Overnight Bus

photo by Ron Pruitt


I doze off to the reassuring drone of the engine, and when I wake, there’s a girl beside me, pretty, puffy-eyed, quietly sniffling.

Outside, nightfall shrouds the desert: inside, the girl shreds a dank tissue between agitated fingers.

“I’m Andrew.”

Red eyes look up.

“Car accident,” I explain. “You just got on?”

She nods. “Sleeping pills. My boyfriend cheated.”

Her fists clench.

“Forget him. Move on.”

Lights flicker.

“He cheated!”

Heads turn as she erupts from her seat.

“Stop the bus!”

We watch her leave; a ravening spectre of teenage rage.

“Anyone else?”  Death asks.


“Another poltergeist,” he mutters.




I’ve altered this story following some of the comments, which suggested the meaning was a little vague. I hope that doesn’t seem like cheating to anyone who reads it now, but there’s no point asking for feedback if you don’t act on it – when you agree!

The story was written in response to the photo prompt by Ron Pruitt, for the Friday Fictioneers challenge on Madison Wood’s website, where you will find lots of links to other authors answering this prompt.

28 thoughts on “Overnight Bus

  1. Interesting concept, Trudy. Strong dialogue, too. I was, however a little confused. The girl was a poltergeist?
    Thanks for the comment on my story and the warm welcome. I love this diverse group. It’s the highlight of my week.

    • Thanks Rochelle, I had another confused comment, so I revised to clarify the meaning. Yes, she’s dead, not ready to move on, and so becomes a poltergeist and Death lets her off the bus. I think it reads clearer after the revisions, so your comment was very useful.

  2. Dear Trudy,

    I really enjoyed this story. Very imaginative and well rendered. i like how Death referred to her as a poltergeist and even more how he let her go. Wonderful tale.

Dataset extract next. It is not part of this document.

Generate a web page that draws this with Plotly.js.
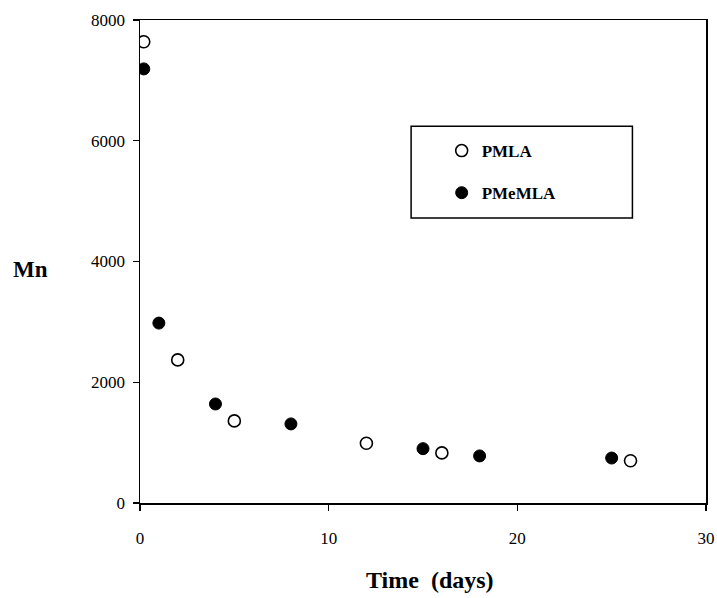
<!DOCTYPE html>
<html>
<head>
<meta charset="utf-8">
<script src="https://cdn.plot.ly/plotly-3.0.1.min.js"></script>
<style>html,body{margin:0;padding:0;background:#fff;}#chart{width:717px;height:598px;}</style>
</head>
<body>
<div id="chart"></div>
<script>
const pmlaTime = [0.2, 2, 5, 12, 16, 26];
const pmlaMn = [7640, 2370, 1360, 990, 830, 700];
const pmemlaTime = [0.2, 1, 4, 8, 15, 18, 25];
const pmemlaMn = [7190, 2980, 1640, 1310, 900, 780, 745];
const xTicks = [0, 10, 20, 30];
const yTicks = [0, 2000, 4000, 6000, 8000];

const serif = "Liberation Serif, Times New Roman, serif";

const traces = [
  {x: pmlaTime, y: pmlaMn, name: 'PMLA', mode: 'markers', type: 'scatter', legendgroup: 'a',
   marker: {symbol: 'circle', size: 12, color: '#fff', line: {color: '#000', width: 1.6}}},
  {x: pmemlaTime, y: pmemlaMn, name: 'PMeMLA', mode: 'markers', type: 'scatter', legendgroup: 'b',
   marker: {symbol: 'circle', size: 12, color: '#000', line: {color: '#000', width: 1}}}
];

const layout = {
  width: 717, height: 598,
  margin: {l: 140, r: 11, t: 20, b: 95},
  paper_bgcolor: '#fff', plot_bgcolor: '#fff',
  font: {family: serif, color: '#000', size: 16},
  showlegend: true,
  legend: {x: 0.533, y: 0.766, xanchor: 'left', yanchor: 'top', bgcolor: 'rgba(0,0,0,0)',
           font: {family: serif, size: 17, weight: 'bold'}, tracegroupgap: 17, itemwidth: 30},
  xaxis: {range: [0, 30], tickvals: xTicks, ticktext: xTicks.map(String), showgrid: false, zeroline: false,
          showline: true, linecolor: '#000', linewidth: 1.5, mirror: true,
          ticks: 'outside', ticklen: 6, tickwidth: 1.2, tickcolor: '#000', ticklabelstandoff: 13,
          tickfont: {size: 17, family: serif}},
  yaxis: {range: [0, 8000], tickvals: yTicks, ticktext: yTicks.map(String), showgrid: false, zeroline: false,
          showline: true, linecolor: '#000', linewidth: 1.5, mirror: true,
          ticks: 'outside', ticklen: 6, tickwidth: 1.2, tickcolor: '#000', ticklabelstandoff: 4,
          tickfont: {size: 17, family: serif}},
  shapes: [{type: 'rect', xref: 'paper', yref: 'paper', x0: 0.479, x1: 0.870, y0: 0.59, y1: 0.78,
            line: {color: '#000', width: 1.5}}],
  annotations: [
    {text: '<b>Time  (days)</b>', xref: 'paper', yref: 'paper', x: 0.512, y: 0, xanchor: 'center', yanchor: 'middle',
     yshift: -77, showarrow: false, font: {family: serif, size: 24}},
    {text: '<b>Mn</b>', xref: 'paper', yref: 'paper', x: 0, y: 0.5, xanchor: 'center', yanchor: 'middle',
     xshift: -110, yshift: -8, showarrow: false, font: {family: serif, size: 23}}
  ]
};

Plotly.newPlot('chart', traces, layout, {displayModeBar: false, staticPlot: true});
</script>
</body>
</html>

  3. I liked this phrase, “the girl shreds a dank tissue between agitated fingers.” You used lots of strong words, but I wasn’t sure if she was a poltergeist or those left in the bus were.

    • Thanks for commenting, I found it useful, and I’ve revised my story a bit – to clarify the meaning. Everyone on the bus is dead, and the girl becomes a poltergeist because she’s not ready to move on – she’s still got boyfriend issues.

    • Thank you, glad you enjoyed it. I shall pop right across and look at your story now.

  4. Love this. So clever. I gasped when I realized it was the “bus of death”… also confused re. the poltergeist at the end..so glad you explained it. Nice work.

  5. good one – I like how when they look at each other, you know something is wrong – and I devoured the rest of the story to find out what it was.

  6. I didn’t see it before you altered it, but the way it reads now is very clear to me. This was a very wonderfully rendered and imaginative take on the prompt and I loved it!